Obama spent another year talking about industry incentives and debating the Bush tax cuts, before turning seriously to the debt and deficit in early 2011.

But as part of the original team that crafted the stimulus, Geithner has been the occasional lightning rod for the White House, facing harsh questioning whenever testifying on Capitol Hill. Eleven months after taking office, he was asked by Rep. Kevin Brady to resign, with Brady citing what he called a lack public confidence in the administration’s economic policies.The usually soft-spoken Treasury chief fought back. “Almost nothing with what you said gives a fair and accurate perception of where this economy is today,” he told the conservative lawmaker. The implication from Republicans seemed to be that regardless of his personal economic advice for the president, Geithner had become one of many symbols of Obama’s large and controversial stimulus.

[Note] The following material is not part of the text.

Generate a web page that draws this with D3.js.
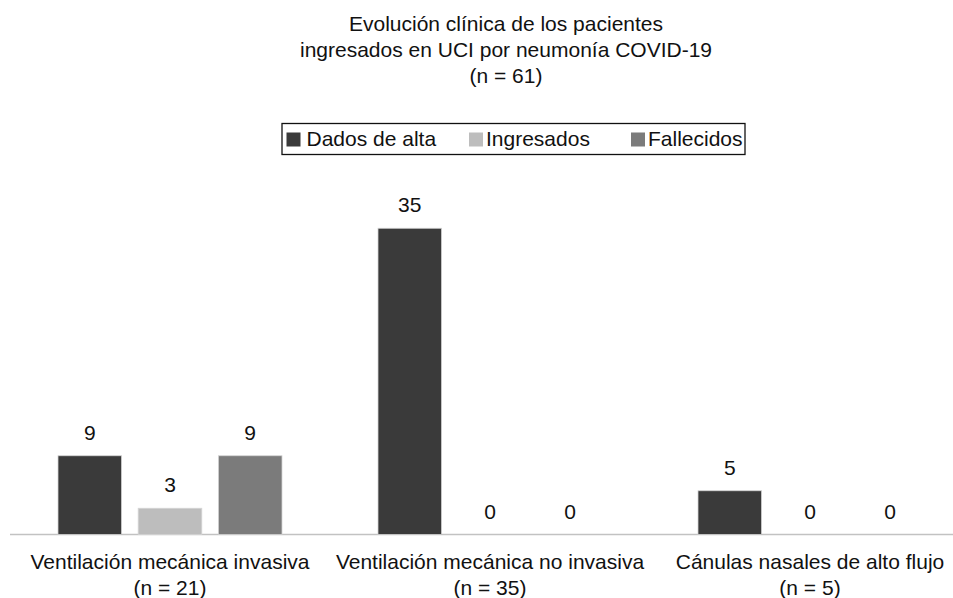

As the last of Obama's original cadre of economic advisers still standing—Orzag, Austan Goolsbee, Christina Romer and Larry Summers have all gone back to industry or academia—Geithner is seen by some in the White House as perhaps having reached a point of exhaustion from overseeing the U.S. Treasury during a period of such upheaval.

Yet it’s hard to imagine Obama being on board with such thinking. At his East Room press conference last week, Obama ratcheted up the pressure on Congress to complete a deal for raising the debt limit before the 11th hour—a deal for which Geithner has laid the primary groundwork.

“What Tim Geithner has said is, technically speaking, we’re in a position now where we’re having to do a whole bunch of things to make sure that our bills are paid,” Obama said.

For Obama, one of those things, at least until a deal is secured, is to make sure Tim Geithner stays exactly where he is.